Anche se, alla luce di quest'ultima considerazione, viene quasi da pensare che questa mutazione appartenga più all'evoluzione sociale e dei mercati di quanto sia frutto della voluntas costruttivista del legislatore, sta che il nuovo assetto del sistema delle prestazioni di assistenza sanitaria, sia nella sua forma concorrenziale di quasi‑mercato che in quella maggiormente protesa verso la concertazione amministrata, ha apportato un indubbio fermento tra tutti gli operatori, pubblici e privati, acquirenti ed erogatori (purtroppo talora ancora oggi "acquirenti‑erogatori"), oggi indubbiamente protesi verso una rinnovata cultura concorrenziale e competitiva, verso una maggiore qualità ed una maggiore attenzione all'utente, verso una maggiore efficienza economica per la riduzione dei costi delle prestazioni ed un migliore utilizzo delle risorse del fondo sanitario nazionale. Si stanno così producendo spinte aggregative originanti, finalmente, in un mercato che era polverizzato, soggetti di maggiore dimensione che possono beneficiare di economie di scala e di migliori strutture finanziarie e dunque trasferire parte di questo beneficio sul consumatore e sull'acquirente.

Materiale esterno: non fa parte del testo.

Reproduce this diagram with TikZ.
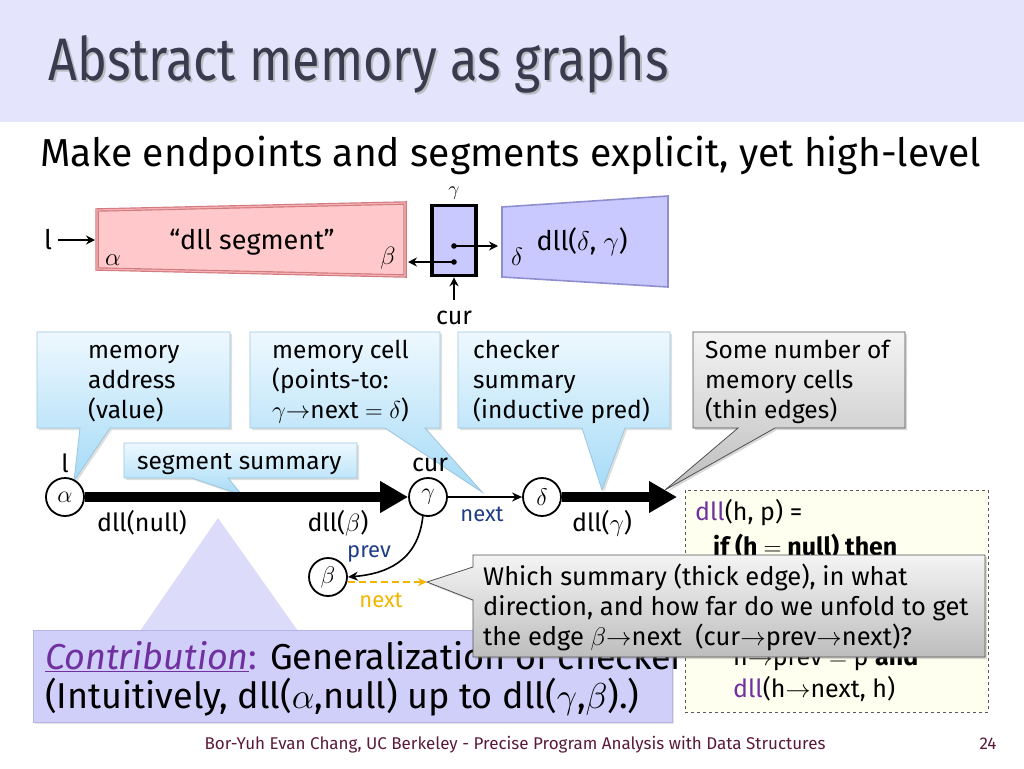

Così come frutto di questi fermenti sono le alleanze e le organizzazioni imprenditoriali ed aziendali tese al miglioramento dei servizi, e della loro economicità, tanto per ciò che concerne gli operatori privati (si pensi,ad esempio, alle forme consortili) quanto per quel che riguarda i rapporti collaborativi tra pubblico e privato (è il caso delle società miste) quanto, ancora, a livello degli stessi operatori pubblici (ad esempio, si pensi all'utilizzo dello strumento dell'outsourcing).

La parte pubblica non può non comprendere che in un mercato tendenzialmente monopsonistico, dove il regolatore è anche il più importante acquirente, chi trova maggiore vantaggio dall'assetto concorrenziale è proprio la stessa p.a. quale sostanziale consumatore.

Di fronte a ciò sta però l'ineludibile problema del senso e della sorte dell'ospedalità pubblica: una scelta effettivamente concorrenziale, portata in fondo, comporta la chiusura, od almeno la riconversione, in caso di inefficienza, degli ospedali pubblici, ciò che viene proclamato spesso a livello governativo ma che in realtà sarebbe già dovuto avvenire secondo le inattuate previsioni legislative; oppure si dovrà trasformare gli stessi in società per azioni anche da privatizzare nell'ottica ormai generalmente accettata per servizi diversi dal sanitario, ma ad anch'esso egualmente applicabile, che un servizio di pubblico interesse ‑ anche attraverso la nota formula del servizio universale ‑ può essere reso altresì da operatori non pubblici, con lo Stato che funge da regolatore e garante. Oppure, in senso opposto, si dovrà dichiaratamente sottrarre gli ospedali pubblici, come in parte, seppur surrettiziamente, già avviene oggi (si pensi al meccanismo dei ripiani) ai colpi letali della concorrenza, sferrati da operatori più attrezzati in tal senso.

Di qui si spiegano le dosi omeopatiche di concorrenza introdotte, i passi avanti ed i passi indietro, le contrapposte direzioni al contempo intraprese, che si rivelano favoritismi ed intralci - casualmente distribuiti - ora al sistema pubblico ora a quello privato. La confusione e le oscillazioni nella via da percorrere si riflettono nella (e traggono origine dalla) confusione del sostrato normativo consolidatosi in decenni di forme di stato e di governo costruite in ambienti economici del tutto differenti da quello odierno della società aperta, concorrenziale, economicamente democratica (con al centro, cioè, l'utente ed il consumatore) e globalizzata; con quel che, ne consegue in termini di equilibri e strutture normative.

Si dovrà con pazienza dipanare piano piano l'ingarbugliata matassa.

Ma può ben trattarsi di confusione potenzialmente creativa e produttiva.